Public transit vehicles, pedestrians and bicyclists share roads in urban, suburban and rural environments. Signalized intersections in urban areas represent complex shared spaces.
“Intersections are busy places, with passenger vehicles, trucks, buses, pedestrians and bicyclists all sharing space,” notes Texas A&M Transportation Institute (TTI) Executive Associate Director Katie Turnbull. “Transit stops are typically located near intersections, with boarding and alighting bus passengers joining other pedestrians crossing the streets. Bicyclists may also be transit riders, getting their bikes on and off buses, or traveling through intersections.”
Crashes involving transit vehicles, pedestrians and bicyclists are a concern in Texas and throughout the country. The 2013 National Transit Database reported 657 incidents 836 injuries and 6 fatalities involving transit vehicles, pedestrians and bicyclists in Texas. In addition to injuries and the tragic loss of life, these incidents have financial consequences. A 2017 pedestrian fatality in Seattle involving a bus making a right turn at an intersection resulted in a $7.7 million settlement.
“Making shared space safer for all users is the focus of the Texas Department of Transportation [TxDOT] Project 0-6875, Automated Vehicle/Connected Vehicle (AV/CV) Test Bed to Improve Transit, Bicycle, and Pedestrian Safety,” says Research Engineer Wade Odell, TxDOT’s manager on the project. “The safety of all road users, including pedestrians and bicyclists, is paramount to the department. This innovative research project examined using automated and connected vehicle technology to reduce and eliminate crashes involving buses, pedestrians and bicyclists.”
Turnbull and her research team held 25 meetings, four workshops and four roundtable forums in the first phase of the project to identify safety concerns when transit vehicles, bicyclists and pedestrians interact, and examined technologies to mitigate or eliminate those concerns. The research identified bus-turning movements at intersections as a safety risk for transit operators, pedestrians and bicyclists. In Phase 2 of the project, TTI researchers evaluated methods to warn pedestrians and bicyclists of turning buses at signalized intersections, and developed and pilot-tested a smart intersection using visual and audible alerts and a beta smartphone app. Researchers surveyed pedestrians at three intersections in Houston and conducted three focus groups with individuals using wheelchairs, transit riders with visual impairments, and individuals with hearing loss to gain further insights into preferred alert methods and messages.
TTI installed a state-of-the-art smart intersection at The Texas A&M University System’s RELLIS Campus to pilot-test the system. Econolite® — a private company that develops intelligent transportation system solutions — donated most of the signal control and detection equipment for the smart intersection. TTI supported construction of the intersection.
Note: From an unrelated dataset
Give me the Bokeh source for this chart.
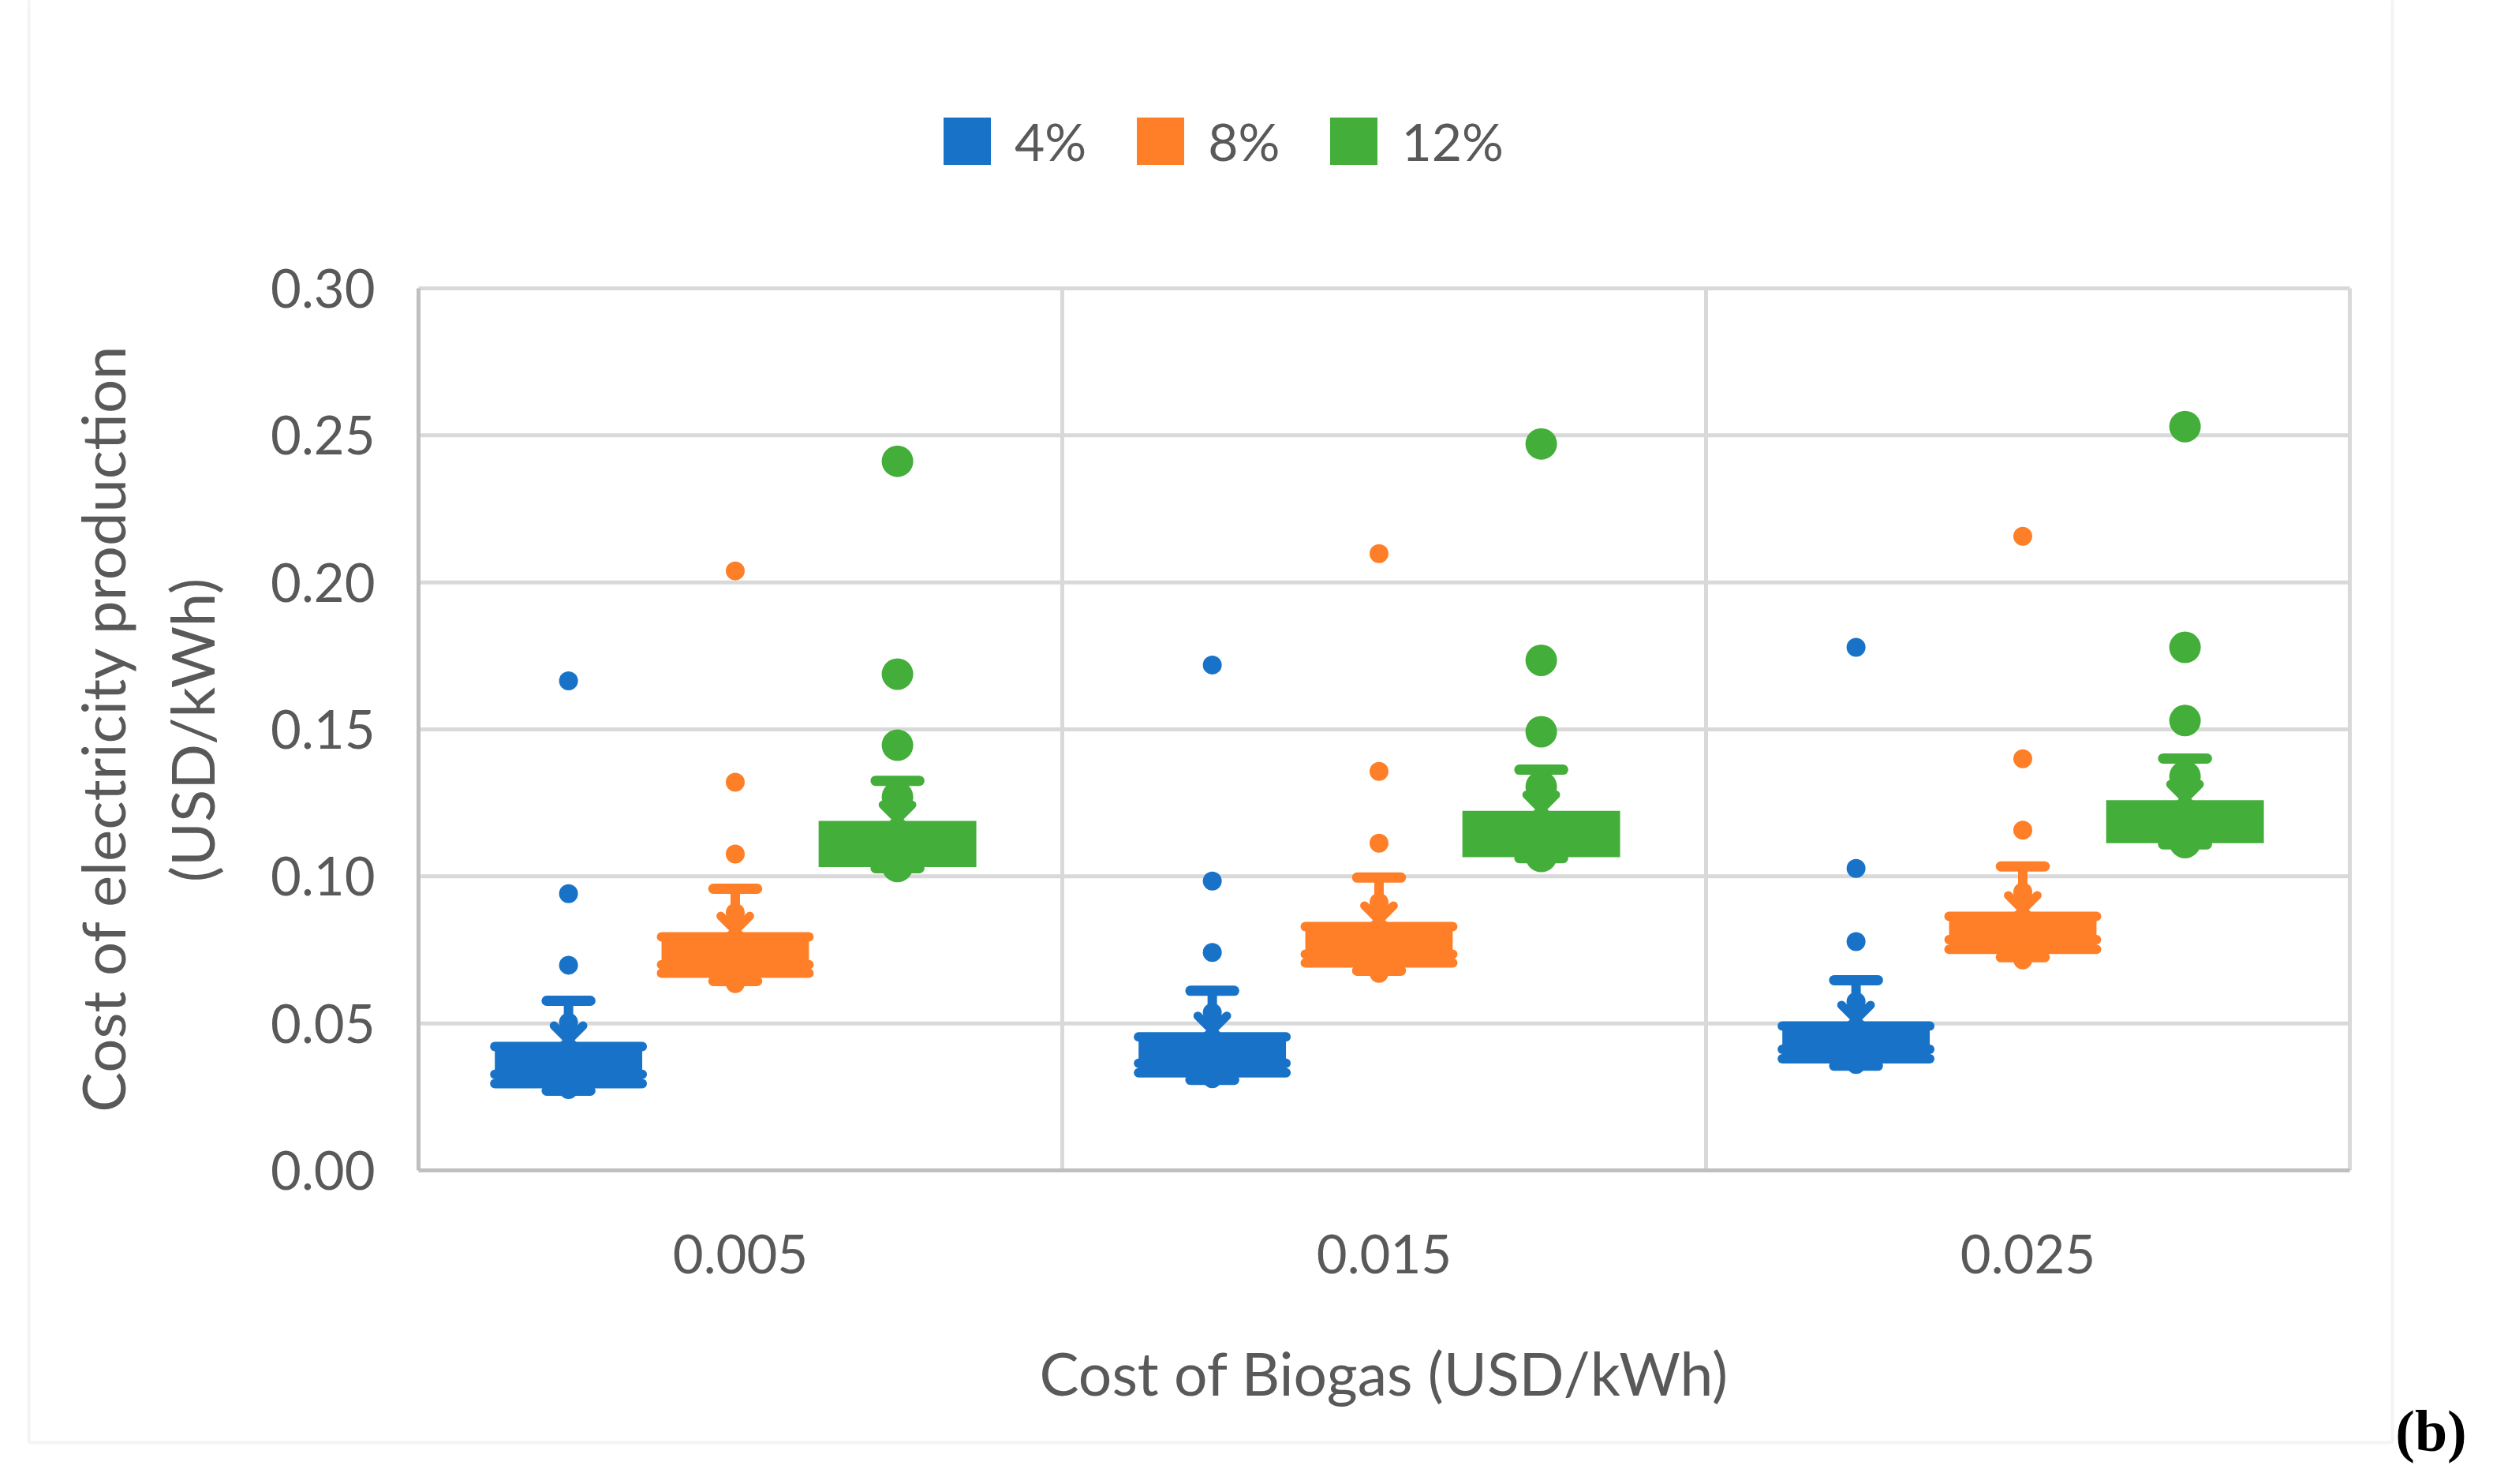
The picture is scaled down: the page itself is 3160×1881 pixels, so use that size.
import math
from bokeh.plotting import figure
from bokeh.models import (Range1d, Label, Legend, LegendItem, BoxAnnotation,
                          ColumnDataSource)
from bokeh.embed import file_html
from bokeh.resources import INLINE

categories = ["0.005", "0.015", "0.025"]
series = ["4%", "8%", "12%"]
colors = ["#1873c8", "#fe7f27", "#44ae3b"]
y_ticks = [0.0, 0.05, 0.10, 0.15, 0.20, 0.25, 0.30]
y_tick_labels = ["0.00", "0.05", "0.10", "0.15", "0.20", "0.25", "0.30"]

# box statistics, one list per series (values for the three categories)
q1_4 = [0.0295, 0.0332, 0.0380]
med_4 = [0.0327, 0.0364, 0.0412]
q3_4 = [0.0421, 0.0454, 0.0491]
lo_4 = [0.0271, 0.0308, 0.0356]
hi_4 = [0.0577, 0.0611, 0.0647]
mean_4 = [0.0443, 0.0476, 0.0513]
pts_4 = [[0.0275, 0.0504, 0.0698, 0.0941, 0.1665],
         [0.0312, 0.0537, 0.0741, 0.0984, 0.1719],
         [0.0360, 0.0574, 0.0778, 0.1027, 0.1779]]

q1_8 = [0.0671, 0.0706, 0.0752]
med_8 = [0.0700, 0.0735, 0.0785]
q3_8 = [0.0794, 0.0829, 0.0864]
lo_8 = [0.0644, 0.0679, 0.0725]
hi_8 = [0.0958, 0.0996, 0.1034]
mean_8 = [0.0816, 0.0851, 0.0886]
pts_8 = [[0.0635, 0.0877, 0.1076, 0.1320, 0.2039],
         [0.0670, 0.0912, 0.1113, 0.1357, 0.2098],
         [0.0716, 0.0947, 0.1157, 0.1400, 0.2157]]

q1_12 = [0.1032, 0.1065, 0.1113]
med_12 = [0.1065, 0.1100, 0.1146]
q3_12 = [0.1189, 0.1223, 0.1259]
lo_12 = [0.1028, 0.1062, 0.1109]
hi_12 = [0.1325, 0.1363, 0.1401]
mean_12 = [0.1194, 0.1228, 0.1264]
pts_12 = [[0.1034, 0.1270, 0.1446, 0.1688, 0.2412],
          [0.1068, 0.1305, 0.1492, 0.1735, 0.2471],
          [0.1115, 0.1340, 0.1530, 0.1779, 0.2530]]

stats = {
    "4%": (q1_4, med_4, q3_4, lo_4, hi_4, mean_4, pts_4),
    "8%": (q1_8, med_8, q3_8, lo_8, hi_8, mean_8, pts_8),
    "12%": (q1_12, med_12, q3_12, lo_12, hi_12, mean_12, pts_12),
}

TEXT = "#595959"
FONT = "Lato"
W, H = 3140, 1860
# plot area in canvas pixels
PL, PR, PT, PB = 530, 2978, 365, 1483
NCAT = len(categories)
YMAX = y_ticks[-1]
XS = (PR - PL) / NCAT
YS = (PB - PT) / YMAX


def X(px):
    return (px - PL) / XS


def Y(py):
    return (PB - py) / YS


p = figure(width=W, height=H, x_range=Range1d(X(0), X(W)), y_range=Range1d(Y(H), Y(0)),
           output_backend="svg", toolbar_location=None,
           x_axis_location=None, y_axis_location=None,
           min_border=0, min_border_left=0, min_border_right=0,
           min_border_top=0, min_border_bottom=0)
p.outline_line_color = None
p.background_fill_color = "white"
p.border_fill_color = "white"
try:
    p.xgrid.visible = False
    p.ygrid.visible = False
except Exception:
    pass

# grid lines
p.segment(x0=[0] * (len(y_ticks) - 1), x1=[NCAT] * (len(y_ticks) - 1),
          y0=y_ticks[1:], y1=y_ticks[1:], line_color="#d9d9d9", line_width=5)
p.segment(x0=list(range(1, NCAT + 1)), x1=list(range(1, NCAT + 1)),
          y0=[0] * NCAT, y1=[YMAX] * NCAT, line_color="#d9d9d9", line_width=5)
# axis lines
p.segment(x0=[0, 0], y0=[0, 0], x1=[0, NCAT], y1=[YMAX, 0],
          line_color="#bfbfbf", line_width=5)

# tick labels
p.text(x=[X(475)] * len(y_ticks), y=y_ticks, text=y_tick_labels,
       text_align="right", text_baseline="middle", text_font={"value": FONT},
       text_font_size="67px", text_color=TEXT)
p.text(x=[i + 0.5 for i in range(NCAT)], y=[Y(1589)] * NCAT, text=categories,
       text_align="center", text_baseline="middle", text_font={"value": FONT},
       text_font_size="67px", text_color=TEXT)

offsets = [-0.267, -0.008, 0.244]
box_w = [0.229, 0.229, 0.245]
cap_half = 0.034
legend_items = []

for si, s in enumerate(series):
    c = colors[si]
    q1, med, q3, lo, hi, mean, pts = stats[s]
    xs = [i + 0.5 + offsets[si] for i in range(NCAT)]
    src = ColumnDataSource(dict(
        x=xs, xl=[x - cap_half for x in xs], xr=[x + cap_half for x in xs],
        bl=[x - box_w[si] / 2 for x in xs], br=[x + box_w[si] / 2 for x in xs],
        q1=q1, med=med, q3=q3, lo=lo, hi=hi, mean=mean))
    # whisker stem and caps
    p.segment(x0="x", y0="lo", x1="x", y1="hi", line_width=12, line_color=c, source=src)
    p.segment(x0="xl", y0="hi", x1="xr", y1="hi", line_width=13, line_color=c,
              line_cap="round", source=src)
    p.segment(x0="xl", y0="lo", x1="xr", y1="lo", line_width=13, line_color=c,
              line_cap="round", source=src)
    # mean marker
    p.scatter(x="x", y="mean", marker="x", size=52, line_width=11, line_color=c,
              line_cap="round", source=src)
    # box
    r = p.vbar(x="x", width=box_w[si], bottom="q1", top="q3", fill_color=c,
               line_color=None, source=src)
    legend_items.append(LegendItem(label=s, renderers=[r]))
    if si < 2:
        for col in ("q1", "med", "q3"):
            p.segment(x0="bl", y0=col, x1="br", y1=col, line_width=12, line_color=c,
                      line_cap="round", source=src)
    # individual points
    px, py = [], []
    for i, plist in enumerate(pts):
        for v in plist:
            px.append(xs[i])
            py.append(v)
    p.scatter(x=px, y=py, marker="circle", size=(24 if si < 2 else 40),
              fill_color=c, line_color=None)

legend = Legend(items=legend_items, orientation="horizontal", location=(1188, H - 218),
                glyph_width=75, glyph_height=75, label_height=60,
                label_standoff=23, spacing=56,
                padding=0, margin=0, border_line_alpha=0, background_fill_alpha=0,
                label_text_font=FONT, label_text_font_size="66px",
                label_text_color=TEXT, label_text_baseline="middle")
p.add_layout(legend)

# axis titles
p.add_layout(Label(x=X(129), y=Y(922), text="Cost of electricity production",
                   angle=math.pi / 2, text_align="center", text_baseline="middle",
                   text_font=FONT, text_font_size="76px", text_color=TEXT))
p.add_layout(Label(x=X(242), y=Y(925), text="(USD/kWh)", angle=math.pi / 2,
                   text_align="center", text_baseline="middle", text_font=FONT,
                   text_font_size="76px", text_color=TEXT))
p.add_layout(Label(x=X(1754), y=Y(1739), text="Cost of Biogas (USD/kWh)",
                   text_align="center", text_baseline="middle", text_font=FONT,
                   text_font_size="75px", text_color=TEXT))
p.add_layout(Label(x=X(3081), y=Y(1813), text="(b)", text_align="center",
                   text_baseline="middle", text_font="Liberation Serif",
                   text_font_style="bold", text_font_size="74px", text_color="black"))

# chart border
p.add_layout(BoxAnnotation(left=X(36), right=X(3032), top=Y(-10), bottom=Y(1828),
                           fill_alpha=0, line_color="#d9d9d9", line_width=4,
                           level="underlay"))

open("out.html", "w").write(file_html(p, INLINE))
The TxDOT project provided the first use of the smart intersection.
The application developed for the TxDOT project relies on a bus communicating with the traffic signal equipment using dedicated short-range communication, a radio frequency spectrum allocated by the Federal Communications Commission to support intelligent transportation systems. The smart intersection determines if the bus will be turning at the intersection based on information from a transportation management system and the bus route and schedule. Fisheye cameras and sensors allow the system to detect pedestrians and bicyclists waiting to cross at the intersection. A supplemental bus sign above the pedestrian signal is illuminated, and an audio “Caution, Bus Turning” message in English and Spanish is provided if pedestrians and bicyclists are detected. Researchers also developed and pilot-tested a beta version of a smartphone app.
“The development of the smart intersection represents an excellent example of public- and private-sector collaboration to address key transportation safety challenges,” says Turnbull. “The results from this project and the opportunities for ongoing research using the smart intersection will ensure that all road users benefit from AV/CV technology.”
The successful completion of the proof-of-concept test and a demonstration for the final roundtable forum on Oct. 23, 2018, wrapped up Phase 2 of the project. Participants at the roundtable forum also discussed potential Phase 3 deployment projects.